A new breakthrough demonstrates how quantum computers could network with each other in the same way that traditional computers connect across the Internet. Quantum computers are machines that exploit different physical properties of atoms than modern PCs for much faster computing speeds.

For the most part, connectivity has taken a back seat in quantum computing research to experiments that focus on creating reliable components for quantum processors or memory. Considering the connectivity is the main driver of traditional computing technology, this omission highlights how far quantum computers have to go before they can be as robust functionality of regular desktops.

Using diamond impurities linked to photons, a team of physicists and computer scientists has engineered a breakthrough that might rectify that imbalance.

Writing in the August 5 issue of the journal Nature, the scientists described how linking a piece of solid-state quantum memory to an easily transmittable particle like a photon created the foundations of what one day might become a quantum computing Internet.

"It's a building block, a first step towards connecting distant quantum registers," said Mikhail Lukin, a professor of physics at Harvard University and coauthor of the Nature paper. "It's a quantum analog of the Internet."

Quantum computers use the weird tricks of quantum mechanics to solve certain computing problems faster than a traditional computer is physical capable of operating.

To do those fast calculations, quantum computers use a characteristic of particles called spin. Like positive and negative electric charge, the particle characteristic that regular computers use to store information as bits, quantum computers use spin to store multiple kinds of information as qubits. Qubits are linked together using a physics trick called entanglement.

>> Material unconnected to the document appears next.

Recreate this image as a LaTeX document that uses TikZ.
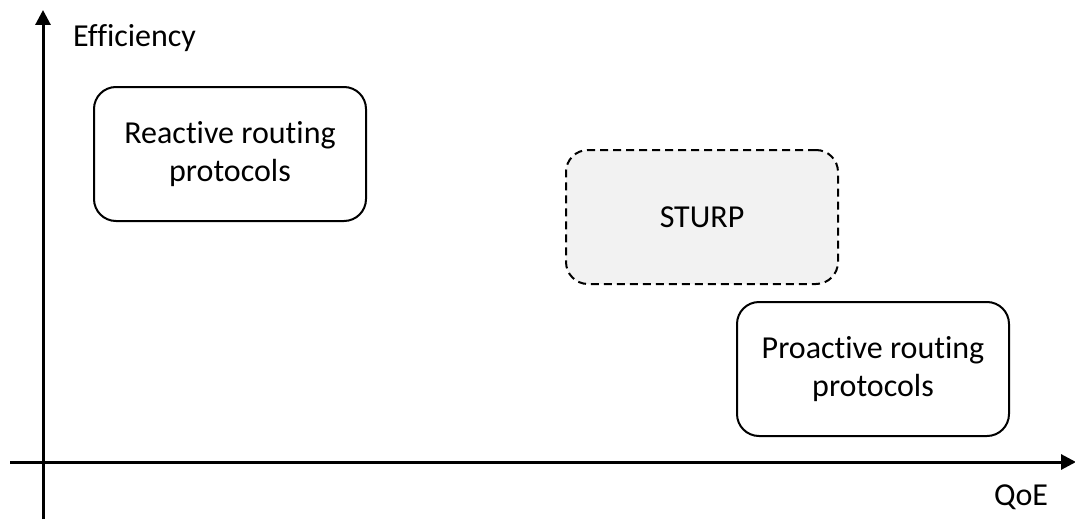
\documentclass[tikz,border=0pt]{standalone}
\usepackage{fontspec}
\setmainfont[Ligatures=CommonOff]{Carlito}
\usetikzlibrary{arrows.meta}
\definecolor{boxfill}{HTML}{F2F2F2}
\begin{document}
\begin{tikzpicture}[x=1pt,y=-1pt,
  axis/.style={line width=3pt,-{Triangle[length=15pt,width=15pt]}},
  protobox/.style={draw,line width=2pt,rounded corners=22pt,minimum width=272pt,minimum height=134pt,
    align=center,font=\fontsize{32}{38}\selectfont,inner sep=0pt},
  axislabel/.style={font=\fontsize{32}{38}\selectfont,inner sep=0pt}]
\useasboundingbox (0,0) rectangle (1075,519);
% axes
\coordinate (yb) at (43,519);
\coordinate (yt) at (43,10);
\coordinate (xl) at (10,462);
\coordinate (xr) at (1076,462);
\draw[axis] (yb) -- (yt);
\draw[axis] (xl) -- (xr);
\node[axislabel,anchor=west] (eff) at (73,38) {Efficiency};
\node[axislabel] (qoe) at (1021,497) {QoE};
% protocol families
\node[protobox] (reactive) at (230,154) {Reactive routing\\protocols};
\node[protobox,dash pattern=on 8pt off 5pt,fill=boxfill] (sturp) at (702,217) {STURP};
\node[protobox] (proactive) at (873,369) {Proactive routing\\protocols};
\end{tikzpicture}
\end{document}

In this case, the qubits are stored in loose electron inside the impurity of a diamond. Then, in the breakthrough described in the Nature paper, the scientists entangled a photon, the particle that makes up visible light, to that qubit by bombarding the diamond with microwave radiation.

Entanglement is the phenomenon wherein two particles change their spin relative to each other instantaneously, regardless of the distance between the two particles.

Once entangled, that photon can potentially transmit the information stored in the qubit through a fiber optic cable, and communicate with a similar photon/diamond array on the other side, thus creating a quantum computing network.

"The entanglement acts as a quantum wire," said Liang Jiang, a theoretical physics researcher at the California Institute of Technology, and another coauthor of the Nature paper.

Importantly, the qubit in this experiment was held in a solid-state medium. Usually, qubits are stored in gaseous ions isolated in vacuum chambers. While much more stable, gas qubit technology offers no easy solutions for scaling up to the size of a useful computer. By contrast, solid state qubits, such as the diamond, can easily fit together to form larger, working machines.